Abuse of quote marks is fun.
(, Thu 22 May 2014, 9:42, closed)
has he left forever alwez in are harts?

(, Thu 22 May 2014, 10:34, closed)
Who knows?
Who "cares"?
(, Thu 22 May 2014, 10:44, closed)
but he was always such easy going 'fun' and had so many 'hilarious' 'anecdotes'
ch'ee'rs
(, Thu 22 May 2014, 11:11, closed)
Stop it,
you're "making" me cry.
(, Thu 22 May 2014, 13:00, closed)
This is up there with the building site story of the Irsih man who turns up with his special digging boots
and his special spade and could dig the utility and sewage pipe ditch faster than a mini ex. or JCB depending how pissed the bloke who knows a builder who told him and he has no reason to disbelieve him and it really happened.

*see also stomach pumped cause if was full of spunk.
(, Wed 21 May 2014, 19:28, closed)
So, if it wasn't spunk, what was your stomach full of?

(, Wed 21 May 2014, 22:11, closed)
The eviscerated organs of my lovely enemies.

(, Thu 22 May 2014, 9:28, closed)
^Has bumteeth.

(, Thu 22 May 2014, 11:05, closed)
What does that even mean?

(, Thu 22 May 2014, 12:52, closed)
Yeah , go on. Try to even deny the fact you've got bumteeth.

(, Thu 22 May 2014, 12:57, closed)
Did they make it over-the-counter?

(, Wed 21 May 2014, 21:52, closed)
Are you sure that the "EX" was **REEEEAAAALLLLLYYYY** in the army??
It is fucking clear as day that all exercises UNLESS ABSOLUTELY STATED THAT LIVE ROUNDS WILL BE USED mean that a BIG FUCKING YELLOW FLASH SUPPRESSOR WILL be fitted to the barrel end of any weapon.

End Ex.
(, Wed 21 May 2014, 22:12, closed)
I've got this one:
SWIPEY'S EX CONFIRMED AS EDSMEDS!
(, Wed 21 May 2014, 22:45, closed)
Yeah but the yellow flash-suppressors only came in in the late 1980's iirc.
Swipey's ex was probably older than me.
And I'm older than God.
*Armpit trouserses it up a bit*
(, Wed 21 May 2014, 22:47, closed)
Flash suppressors - LOL
They aren't flash suppressors they are blank-firing adaptors(BFA).
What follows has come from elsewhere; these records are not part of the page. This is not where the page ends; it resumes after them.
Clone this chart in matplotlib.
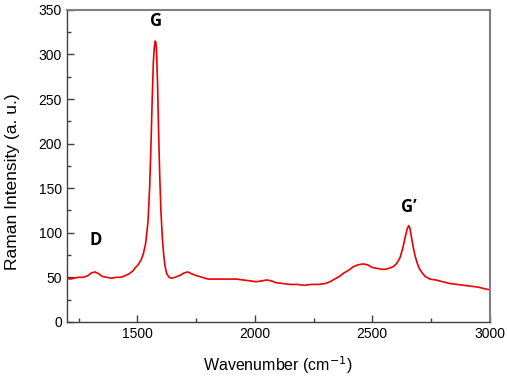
import matplotlib
matplotlib.use("Agg")
import matplotlib.pyplot as plt
from matplotlib.ticker import MultipleLocator

wavenumber = [1200, 1215, 1230, 1250, 1270, 1290, 1305, 1320, 1335, 1350, 1370, 1390, 1410, 1430,
              1450, 1465, 1480, 1492, 1503, 1515, 1525, 1535, 1545, 1552, 1558, 1563, 1568, 1572,
              1576, 1579, 1582, 1586, 1590, 1595, 1600, 1606, 1612, 1618, 1625, 1635, 1645, 1660,
              1680, 1700, 1715, 1730, 1750, 1775, 1800, 1830, 1860, 1890, 1920, 1950, 1980, 2005,
              2030, 2050, 2070, 2090, 2120, 2150, 2180, 2210, 2240, 2270, 2300, 2320, 2340, 2360,
              2380, 2400, 2420, 2440, 2460, 2480, 2500, 2520, 2540, 2555, 2570, 2590, 2605, 2618,
              2630, 2640, 2648, 2655, 2660, 2666, 2674, 2682, 2691, 2700, 2712, 2725, 2745, 2770,
              2800, 2830, 2860, 2890, 2920, 2950, 2980, 3000]
intensity = [49, 48, 49, 50, 50, 52, 55, 56, 54, 51, 50, 49, 50, 50,
             52, 54, 57, 61, 64, 69, 76, 88, 112, 150, 200, 250, 292, 308,
             315, 313, 300, 265, 215, 165, 125, 95, 75, 62, 54, 50, 49, 50,
             52, 55, 56, 54, 52, 50, 48, 48, 48, 48, 48, 47, 46, 45,
             46, 47, 46, 44, 43, 42, 42, 41, 42, 42, 43, 45, 48, 51,
             55, 58, 62, 64, 65, 64, 61, 60, 59, 59, 60, 62, 66, 72,
             83, 95, 104, 108, 105, 96, 84, 74, 66, 60, 55, 51, 48, 47,
             45, 43, 42, 41, 40, 39, 37, 36]

fig = plt.figure(figsize=(5.07, 3.80), dpi=100)
ax = fig.add_axes([0.132, 0.153, 0.834, 0.821])
ax.plot(wavenumber, intensity, color="#ee0000", lw=1.2)

ax.set_xlim(1200, 3000)
ax.set_ylim(0, 350)
ax.xaxis.set_major_locator(MultipleLocator(500))
ax.xaxis.set_minor_locator(MultipleLocator(250))
ax.yaxis.set_major_locator(MultipleLocator(50))
ax.yaxis.set_minor_locator(MultipleLocator(25))
ax.tick_params(which="both", direction="in", top=False, right=False, colors="#404040",
               labelcolor="black", labelsize=10)
ax.tick_params(which="major", length=5, width=1)
ax.tick_params(which="minor", length=3, width=1)
for side in ["left", "bottom"]:
    ax.spines[side].set_color("#404040")
    ax.spines[side].set_linewidth(1.0)
for side in ["top", "right"]:
    ax.spines[side].set_color("#808080")
    ax.spines[side].set_linewidth(1.5)

for lab in ax.get_xticklabels() + ax.get_yticklabels():
    lab.set_family("Liberation Sans")

ax.set_xlabel("Wavenumber (cm$^{-1}$)", family="Liberation Sans", fontsize=11.5, labelpad=10)
ax.set_ylabel("Raman Intensity (a. u.)", family="Liberation Sans", fontsize=12.5)
ax.yaxis.set_label_coords(-0.112, 0.45)

peak_font = dict(family="Open Sans", fontweight="bold", fontsize=12, ha="center", va="center")
ax.text(1578, 337, "G", **peak_font)
ax.text(1322, 92, "D", **peak_font)
ax.text(2656, 129, "G\u2019", **peak_font)

fig.savefig("out.png", dpi=100)
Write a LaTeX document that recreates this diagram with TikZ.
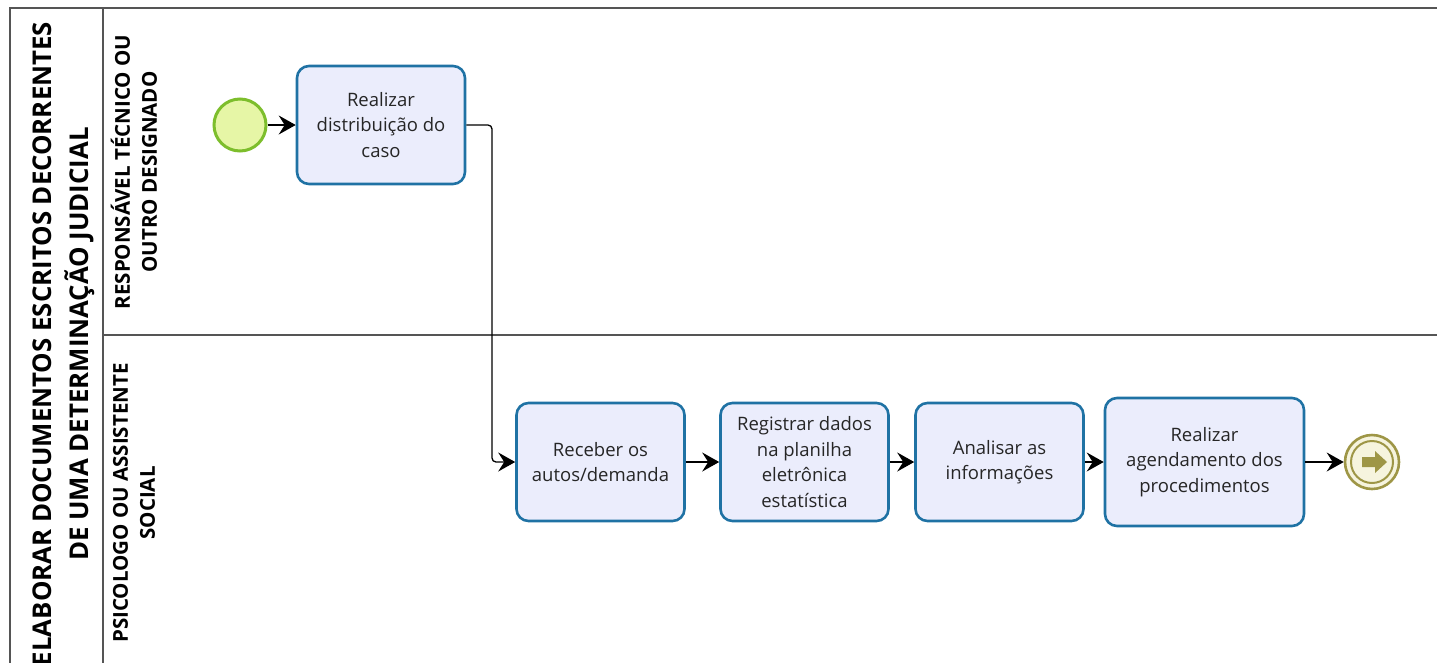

If they aren't on automatic rifles won't cycle the ammo.
This board is full of bloody walter mitteys - just like her ex.
(, Thu 22 May 2014, 8:20, closed)
Nonsense You switch between live and blank rounds by changing the magazine for one marked with different coloured tape.

(, Thu 22 May 2014, 9:04, closed)
^Wannabe armourer.

(, Thu 22 May 2014, 11:06, closed)
Yet another post by swipe mentioning brown pant possibilities. #sheneedshelpforherscatproblem

(, Wed 21 May 2014, 23:15, closed)
She does like her shit.

(, Thu 22 May 2014, 9:29, closed)
^Has an ex called 'Oswald'.

(, Wed 21 May 2014, 23:41, closed)
well, not really
but his real name wasn't much better
(, Thu 22 May 2014, 8:16, closed)
Yeah, EdsMeds.

(, Thu 22 May 2014, 11:08, closed)
I think live ammo
has 'pew pew' written on it, and blanks have 'pfft'.

So it's really impossible to mix the two up.